GIVEN PROBLEM |
Below is a listing to transcribe in full and exactly; keep the pictures out.

DATA |
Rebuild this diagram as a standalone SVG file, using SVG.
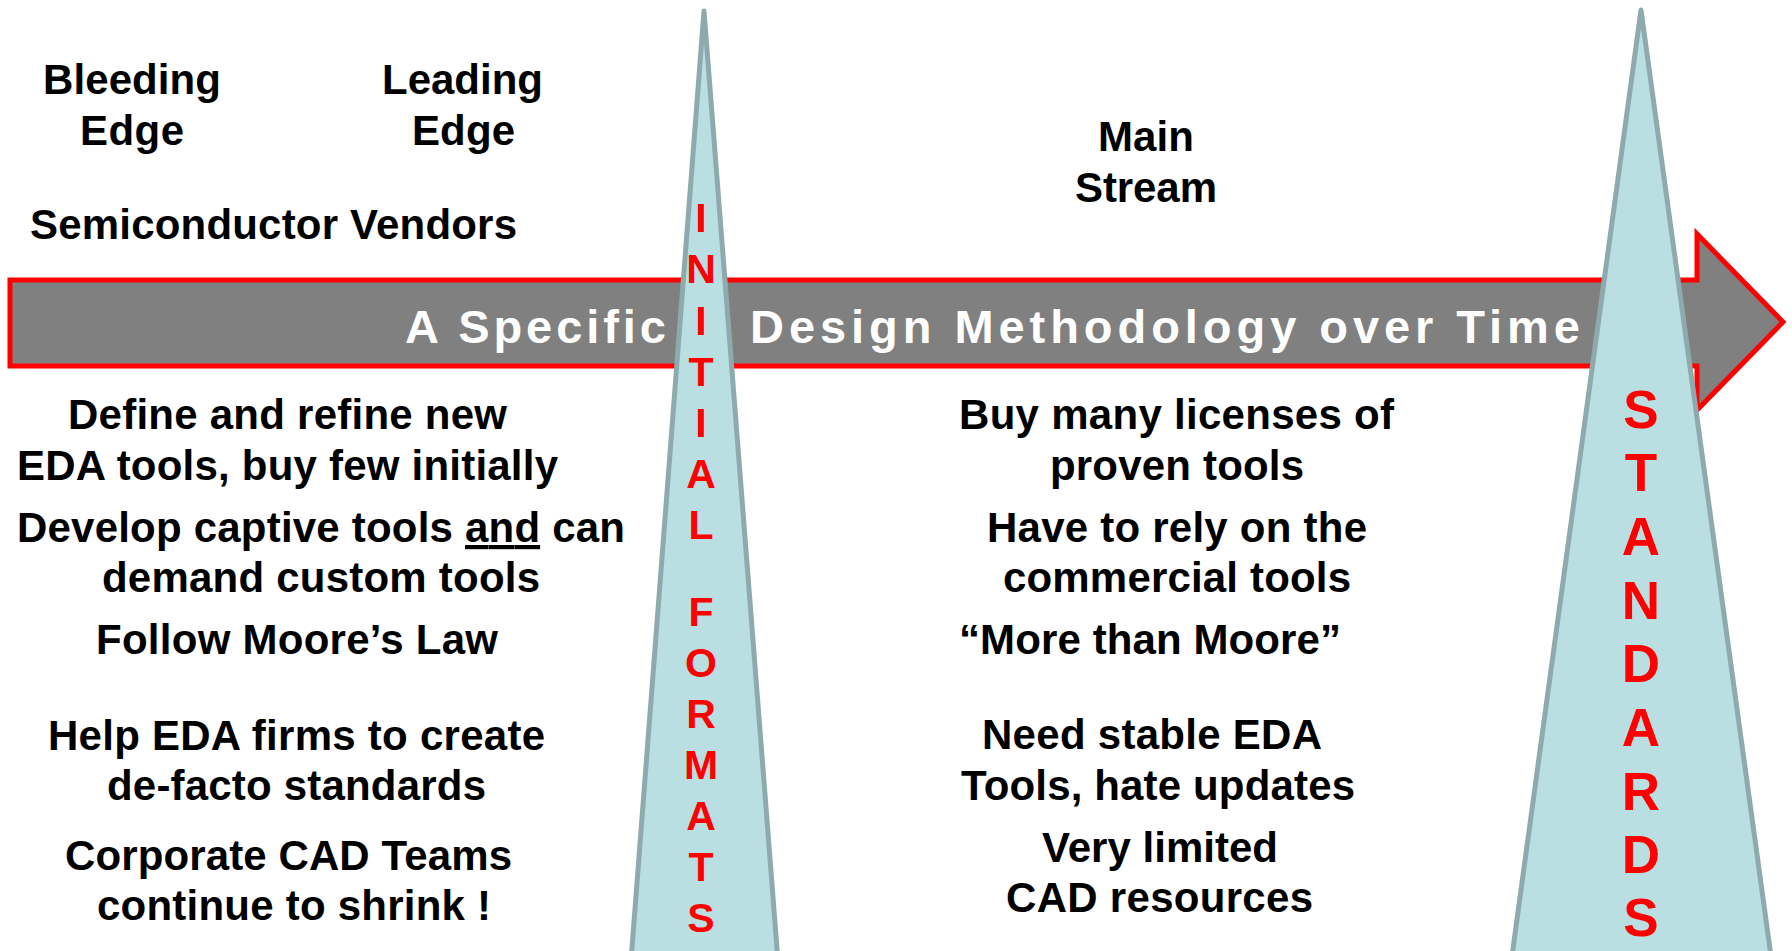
<svg xmlns="http://www.w3.org/2000/svg" width="1792" height="951" viewBox="0 0 1792 951">
<style>
.t{font-family:"Liberation Sans",Arial,sans-serif;font-weight:bold;font-size:42px;fill:#000}
.bt{font-family:"Liberation Sans",Arial,sans-serif;font-weight:bold;font-size:47px;fill:#fff}
.init{font-family:"Liberation Sans",Arial,sans-serif;font-weight:bold;font-size:41px;fill:#f00;text-anchor:middle}
.std{font-family:"Liberation Sans",Arial,sans-serif;font-weight:bold;font-size:53px;fill:#f00;text-anchor:middle}
.tri{fill:#badfe3;stroke:#8eaaac;stroke-width:5;stroke-linejoin:round}
.u{text-decoration:underline}
</style>
<rect width="1792" height="951" fill="#fff"/>
<g id="timeline">
<path d="M10,280 H1697 V234 L1783,322 L1697,410 V366 H10 Z" fill="#808080" stroke="#f00" stroke-width="5" stroke-miterlimit="10"/>
<text class="bt" x="405" y="343" textLength="261" lengthAdjust="spacing">A Specific</text>
<text class="bt" x="750" y="343" textLength="830" lengthAdjust="spacing">Design Methodology over Time</text>
</g>
<g id="initial-formats">
<polygon class="tri" points="704,11 628,1000 781,1000"/>
<text class="init" x="701" y="232">I</text>
<text class="init" x="701" y="283">N</text>
<text class="init" x="701" y="335">I</text>
<text class="init" x="701" y="386">T</text>
<text class="init" x="701" y="437">I</text>
<text class="init" x="701" y="488">A</text>
<text class="init" x="701" y="539">L</text>
<text class="init" x="701" y="626">F</text>
<text class="init" x="701" y="677">O</text>
<text class="init" x="701" y="728">R</text>
<text class="init" x="701" y="779">M</text>
<text class="init" x="701" y="830">A</text>
<text class="init" x="701" y="881">T</text>
<text class="init" x="701" y="932">S</text>
</g>
<g id="standards">
<polygon class="tri" points="1641,10 1506,1000 1777,1000"/>
<text class="std" x="1641" y="428">S</text>
<text class="std" x="1641" y="491">T</text>
<text class="std" x="1641" y="555">A</text>
<text class="std" x="1641" y="619">N</text>
<text class="std" x="1641" y="682">D</text>
<text class="std" x="1641" y="746">A</text>
<text class="std" x="1641" y="810">R</text>
<text class="std" x="1641" y="873">D</text>
<text class="std" x="1641" y="936">S</text>
</g>
<g id="bleeding-edge">
<text class="t" x="43" y="94" textLength="178" lengthAdjust="spacing">Bleeding</text>
<text class="t" x="80" y="145" textLength="104" lengthAdjust="spacing">Edge</text>
</g>
<g id="leading-edge">
<text class="t" x="382" y="94" textLength="161" lengthAdjust="spacing">Leading</text>
<text class="t" x="412" y="145" textLength="103" lengthAdjust="spacing">Edge</text>
</g>
<g id="semiconductor-vendors">
<text class="t" x="30" y="239" textLength="487" lengthAdjust="spacing">Semiconductor Vendors</text>
</g>
<g id="main-stream">
<text class="t" x="1098" y="151" textLength="96" lengthAdjust="spacing">Main</text>
<text class="t" x="1075" y="202" textLength="142" lengthAdjust="spacing">Stream</text>
</g>
<g id="left-column">
<text class="t" x="68" y="429" textLength="439" lengthAdjust="spacing">Define and refine new</text>
<text class="t" x="17" y="480" textLength="541" lengthAdjust="spacing">EDA tools, buy few initially</text>
<text class="t" x="17" y="542" textLength="608" lengthAdjust="spacing">Develop captive tools <tspan class="u">and</tspan> can</text>
<text class="t" x="102" y="592" textLength="438" lengthAdjust="spacing">demand custom tools</text>
<text class="t" x="96" y="654" textLength="402" lengthAdjust="spacing">Follow Moore’s Law</text>
<text class="t" x="48" y="750" textLength="497" lengthAdjust="spacing">Help EDA firms to create</text>
<text class="t" x="107" y="800" textLength="379" lengthAdjust="spacing">de-facto standards</text>
<text class="t" x="65" y="870" textLength="447" lengthAdjust="spacing">Corporate CAD Teams</text>
<text class="t" x="97" y="920" textLength="394" lengthAdjust="spacing">continue to shrink !</text>
</g>
<g id="right-column">
<text class="t" x="959" y="429" textLength="435" lengthAdjust="spacing">Buy many licenses of</text>
<text class="t" x="1050" y="480" textLength="254" lengthAdjust="spacing">proven tools</text>
<text class="t" x="987" y="542" textLength="380" lengthAdjust="spacing">Have to rely on the</text>
<text class="t" x="1003" y="592" textLength="348" lengthAdjust="spacing">commercial tools</text>
<text class="t" x="959" y="654" textLength="382" lengthAdjust="spacing">“More than Moore”</text>
<text class="t" x="982" y="749" textLength="340" lengthAdjust="spacing">Need stable EDA</text>
<text class="t" x="961" y="800" textLength="394" lengthAdjust="spacing">Tools, hate updates</text>
<text class="t" x="1042" y="862" textLength="236" lengthAdjust="spacing">Very limited</text>
<text class="t" x="1006" y="912" textLength="307" lengthAdjust="spacing">CAD resources</text>
</g>
<g id="connectors"/>
</svg>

SOLVED EXERCISE |
Rebuild this diagram as a standalone SVG file, using SVG.
<svg xmlns="http://www.w3.org/2000/svg" width="1792" height="951" viewBox="0 0 1792 951">
<style>
.t{font-family:"Liberation Sans",Arial,sans-serif;font-weight:bold;font-size:42px;fill:#000}
.bt{font-family:"Liberation Sans",Arial,sans-serif;font-weight:bold;font-size:47px;fill:#fff}
.init{font-family:"Liberation Sans",Arial,sans-serif;font-weight:bold;font-size:41px;fill:#f00;text-anchor:middle}
.std{font-family:"Liberation Sans",Arial,sans-serif;font-weight:bold;font-size:53px;fill:#f00;text-anchor:middle}
.tri{fill:#badfe3;stroke:#8eaaac;stroke-width:5;stroke-linejoin:round}
.u{text-decoration:underline}
</style>
<rect width="1792" height="951" fill="#fff"/>
<g id="timeline">
<path d="M10,280 H1697 V234 L1783,322 L1697,410 V366 H10 Z" fill="#808080" stroke="#f00" stroke-width="5" stroke-miterlimit="10"/>
<text class="bt" x="405" y="343" textLength="261" lengthAdjust="spacing">A Specific</text>
<text class="bt" x="750" y="343" textLength="830" lengthAdjust="spacing">Design Methodology over Time</text>
</g>
<g id="initial-formats">
<polygon class="tri" points="704,11 628,1000 781,1000"/>
<text class="init" x="701" y="232">I</text>
<text class="init" x="701" y="283">N</text>
<text class="init" x="701" y="335">I</text>
<text class="init" x="701" y="386">T</text>
<text class="init" x="701" y="437">I</text>
<text class="init" x="701" y="488">A</text>
<text class="init" x="701" y="539">L</text>
<text class="init" x="701" y="626">F</text>
<text class="init" x="701" y="677">O</text>
<text class="init" x="701" y="728">R</text>
<text class="init" x="701" y="779">M</text>
<text class="init" x="701" y="830">A</text>
<text class="init" x="701" y="881">T</text>
<text class="init" x="701" y="932">S</text>
</g>
<g id="standards">
<polygon class="tri" points="1641,10 1506,1000 1777,1000"/>
<text class="std" x="1641" y="428">S</text>
<text class="std" x="1641" y="491">T</text>
<text class="std" x="1641" y="555">A</text>
<text class="std" x="1641" y="619">N</text>
<text class="std" x="1641" y="682">D</text>
<text class="std" x="1641" y="746">A</text>
<text class="std" x="1641" y="810">R</text>
<text class="std" x="1641" y="873">D</text>
<text class="std" x="1641" y="936">S</text>
</g>
<g id="bleeding-edge">
<text class="t" x="43" y="94" textLength="178" lengthAdjust="spacing">Bleeding</text>
<text class="t" x="80" y="145" textLength="104" lengthAdjust="spacing">Edge</text>
</g>
<g id="leading-edge">
<text class="t" x="382" y="94" textLength="161" lengthAdjust="spacing">Leading</text>
<text class="t" x="412" y="145" textLength="103" lengthAdjust="spacing">Edge</text>
</g>
<g id="semiconductor-vendors">
<text class="t" x="30" y="239" textLength="487" lengthAdjust="spacing">Semiconductor Vendors</text>
</g>
<g id="main-stream">
<text class="t" x="1098" y="151" textLength="96" lengthAdjust="spacing">Main</text>
<text class="t" x="1075" y="202" textLength="142" lengthAdjust="spacing">Stream</text>
</g>
<g id="left-column">
<text class="t" x="68" y="429" textLength="439" lengthAdjust="spacing">Define and refine new</text>
<text class="t" x="17" y="480" textLength="541" lengthAdjust="spacing">EDA tools, buy few initially</text>
<text class="t" x="17" y="542" textLength="608" lengthAdjust="spacing">Develop captive tools <tspan class="u">and</tspan> can</text>
<text class="t" x="102" y="592" textLength="438" lengthAdjust="spacing">demand custom tools</text>
<text class="t" x="96" y="654" textLength="402" lengthAdjust="spacing">Follow Moore’s Law</text>
<text class="t" x="48" y="750" textLength="497" lengthAdjust="spacing">Help EDA firms to create</text>
<text class="t" x="107" y="800" textLength="379" lengthAdjust="spacing">de-facto standards</text>
<text class="t" x="65" y="870" textLength="447" lengthAdjust="spacing">Corporate CAD Teams</text>
<text class="t" x="97" y="920" textLength="394" lengthAdjust="spacing">continue to shrink !</text>
</g>
<g id="right-column">
<text class="t" x="959" y="429" textLength="435" lengthAdjust="spacing">Buy many licenses of</text>
<text class="t" x="1050" y="480" textLength="254" lengthAdjust="spacing">proven tools</text>
<text class="t" x="987" y="542" textLength="380" lengthAdjust="spacing">Have to rely on the</text>
<text class="t" x="1003" y="592" textLength="348" lengthAdjust="spacing">commercial tools</text>
<text class="t" x="959" y="654" textLength="382" lengthAdjust="spacing">“More than Moore”</text>
<text class="t" x="982" y="749" textLength="340" lengthAdjust="spacing">Need stable EDA</text>
<text class="t" x="961" y="800" textLength="394" lengthAdjust="spacing">Tools, hate updates</text>
<text class="t" x="1042" y="862" textLength="236" lengthAdjust="spacing">Very limited</text>
<text class="t" x="1006" y="912" textLength="307" lengthAdjust="spacing">CAD resources</text>
</g>
<g id="connectors"/>
</svg>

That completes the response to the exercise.